Vous entendez les coups de scie et le souffle puissant du garçon qui œuvre sur le bois, les cageots de fruits qui s’entrechoquent et les mandarines qui roulent, les pas difficiles de ces déménageurs qui triment sous le poids du fauteuil neuf, la roue grinçante du chariot ambulant chargé de tomates, la clef à molette qui s’agite dans les mains de l’apprenti mécanicien sous la voiture, le couteau du boucher qui scinde la viande avec dextérité, la truelle du maçon qui redonne forme et texture, la mousse en effervescence sur les vitres qui efface les poussières noires d’un triste passé, la pelle qui racle le sol et dépose franchement les débris dans la brouette, le tractopelle vrombissant d’énergie qui dégage ce qui est écroulé, et puis les conversations chuchotées qui fuitent çà et là, la parole qui revient sur les lèvres des Aleppins.
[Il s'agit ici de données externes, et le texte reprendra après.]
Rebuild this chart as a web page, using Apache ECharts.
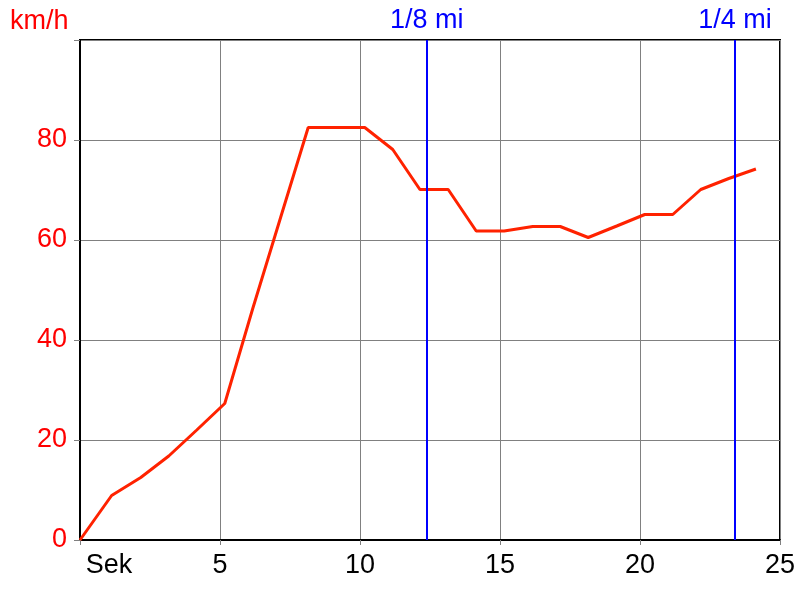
<!DOCTYPE html>
<html>
<head>
<meta charset="utf-8">
<script src="https://cdn.jsdelivr.net/npm/echarts@6/dist/echarts.min.js"></script>
<style>
html,body{margin:0;padding:0;background:#fff;}
#chart{width:800px;height:600px;}
</style>
</head>
<body>
<div id="chart"></div>
<script>
var timeSec = [0, 1.13, 2.17, 3.17, 4.17, 5.17, 6.17, 7.17, 8.15, 9.17, 10.17, 11.17, 12.14, 13.15, 14.15, 15.15, 16.17, 17.15, 18.15, 19.17, 20.17, 21.17, 22.17, 23.17, 24.14];
var speedKmh = [0, 8.9, 12.5, 16.8, 22.0, 27.3, 46.3, 64.6, 82.5, 82.5, 82.5, 78.1, 70.1, 70.1, 61.8, 61.8, 62.7, 62.7, 60.5, 62.8, 65.1, 65.1, 70.1, 72.3, 74.2];
var distanceLabels = ['1/8 mi', '1/4 mi'];
var distanceTimes = [12.38, 23.39];
var xTickLabelZero = 'Sek';
var yUnit = 'km/h';

var font = '"Liberation Sans", Arial, sans-serif';
var chart = echarts.init(document.getElementById('chart'), null, {renderer: 'canvas'});
chart.setOption({
  animation: false,
  backgroundColor: '#ffffff',
  title: {
    text: yUnit, left: 5, top: 3,
    textStyle: {color: '#ff0000', fontSize: 27, fontWeight: 'normal', fontFamily: font}
  },
  grid: {left: 80, right: 20, top: 40, bottom: 60, show: true, borderColor: '#000', borderWidth: 2},
  xAxis: {
    type: 'value', min: 0, max: 25, interval: 5,
    axisLine: {show: true, onZero: false, lineStyle: {color: '#000', width: 2}},
    axisTick: {show: true, length: 5, lineStyle: {color: '#808080', width: 1}},
    splitLine: {show: true, lineStyle: {color: '#808080', width: 1}},
    axisLabel: {
      color: '#000', fontSize: 27, fontFamily: font, margin: 12,
      formatter: function (v) { return v === 0 ? '{s|' + xTickLabelZero + '}' : String(v); },
      rich: {s: {color: '#000', fontSize: 27, fontFamily: font, padding: [0, 0, 0, 58]}}
    }
  },
  yAxis: {
    type: 'value', min: 0, max: 100, interval: 20,
    axisLine: {show: true, onZero: false, lineStyle: {color: '#000', width: 2}},
    axisTick: {show: true, length: 6, lineStyle: {color: '#808080', width: 1}},
    splitLine: {show: true, lineStyle: {color: '#808080', width: 1}},
    axisLabel: {
      color: '#ff0000', fontSize: 27, fontFamily: font, margin: 13,
      formatter: function (v) { return v === 100 ? '' : String(v); }
    }
  },
  series: [{
    type: 'line',
    data: timeSec.map(function (t, i) { return [t, speedKmh[i]]; }),
    showSymbol: false, symbol: 'none',
    lineStyle: {color: '#ff2200', width: 3},
    z: 3,
    markLine: {
      silent: true, symbol: ['none', 'none'],
      lineStyle: {color: '#0000ff', width: 2, type: 'solid'},
      label: {show: true, position: 'end', color: '#0000ff', fontSize: 27, fontFamily: font, distance: 6,
        formatter: function (p) { return p.name; }},
      data: distanceTimes.map(function (t, i) { return {name: distanceLabels[i], xAxis: t}; })
    }
  }]
});
</script>
</body>
</html>
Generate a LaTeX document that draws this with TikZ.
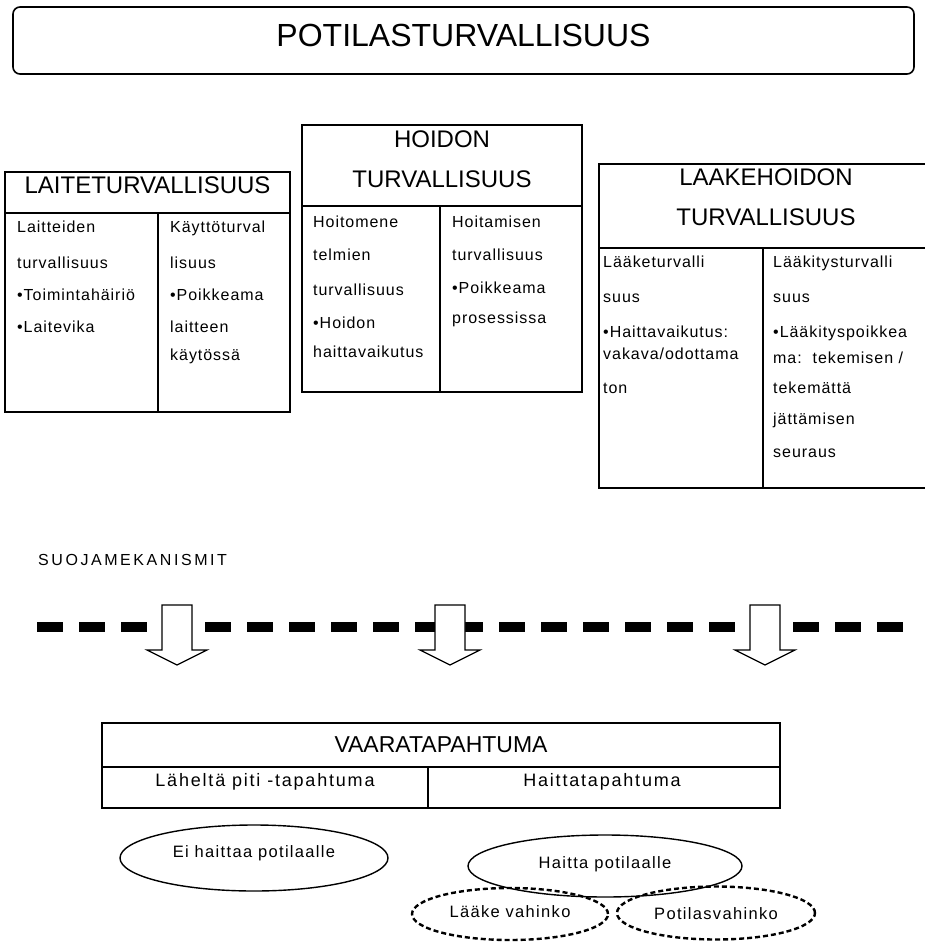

Devant la caméra ils témoignent, ils posent des mots, et parfois cela leur fait mal mais ils le font, comme une manière d’extérioriser l’horreur qu’on cache enfoui dans son esprit marqué pour toujours.

Ils me parlent, ils se parlent, les rues se remplissent et s’animent, les sourires regagnent les visages, les enfants jouent, les pères bâtissent, les mères sont vectrices de vie.

Oh comme j’aurais aimé que vous soyez avec moi pour entendre cette mélodie de l’espoir, ces notes d’inspiration, cette symphonie d’optimisme qui présage d’un plus bel avenir : celui de la tête baissée qui réexpose son visage à la lumière, le genou à terre qui se relève du sol poussiéreux, les épaules libérées d’un fardeau passé, les bras ouverts à l’avenir offrant un cœur neuf et rutilant de courage.

J’espère qu’à travers ma plume et mes récits vous avez pu vous immerger dans les ruelles d’Alep et ressentir dans votre âme ce que les Syriens ont vécu dans leur chair. Ces vies humaines sont à faire resplendir partout. C’est la raison pour laquelle je n’arrêterai jamais d’écrire.